The good news is that even if they don’t succeed in changing an entire industry, consumers can still enjoy the labors of their work; their bars are world class, as the tasting at COPIA proved.
Other brown highlights at COPIA
Mona Keady, the bright light behind Raffiné, a Danville, CA-based confection company, makes filled chocolates. Note: Mona, like many exhibitors at the COPIA chocolate event, doesn’t make her own chocolate; she buys chocolate from producers and further adds her own touch – liquid centers, ganache fillings, etc. Within the “chocolate industry,” a distinction is made between “chocolate makers,” who take cacao beans and process them into finished chocolate, and “confectioners,” who take some one else’s finished chocolate and further process it to make their own tasty creations.

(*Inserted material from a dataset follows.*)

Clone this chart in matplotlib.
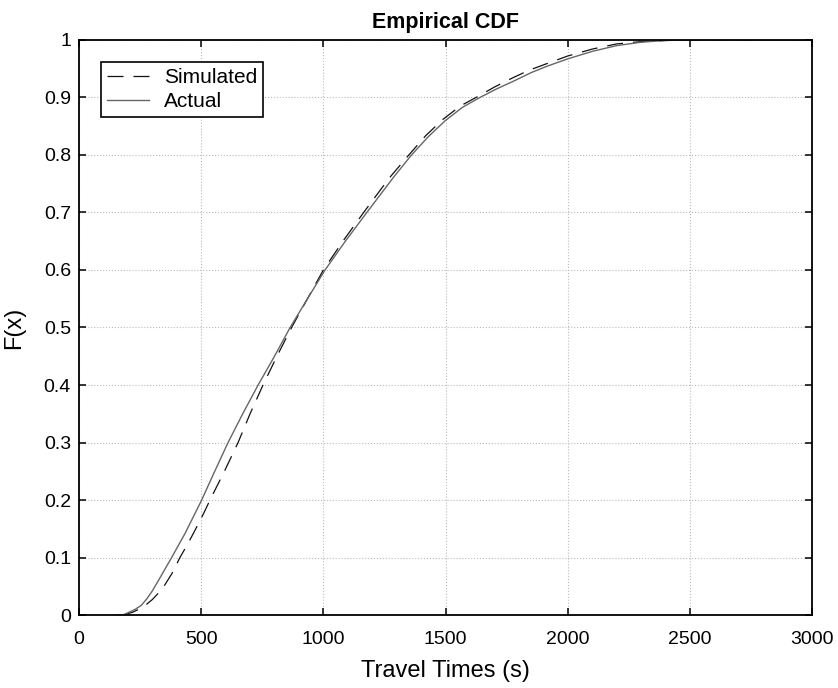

One such chocolate confectioner is Michael Recchiuti, of San Francisco, who did not participate in the COPIA event, but who is a stunning – and glaring – example of someone who takes chocolate from “chocolate makers” and turns it into some of the most flavorful chocolate confections made in America.
Timothy Childs, chocolate maker, and Zohara Mapes, assistant chocolate maker, at Tcho Chocolates. They are conducing a crazy, vote-on-line focus group, asking consumers to register their comments about several un-launched chocolates. The chocolates displayed for comment at COPIA, two rather granular, Ghanaian offerings, were not inspiring. But word is that TCHO will launch several formal, packaged chocolates this spring, and we look forward to reviewing them then.
Kelliann Reginato and Jessica Bell from LaLoos Goat’s Milk Ice Cream Company were on hand to serve two flavors of chocolate ice cream – Deep Chocolate and Chocolate Cabernet – made with goat’s milk at the Sonoma Country dairy. I know, sounds weird, “chocolate-flavored goat’s milk ice cream.” But it tasted great and was a pleasing intermezzo from all the heavy-duty, industrial-strength, astringent chocolate everyone else was serving.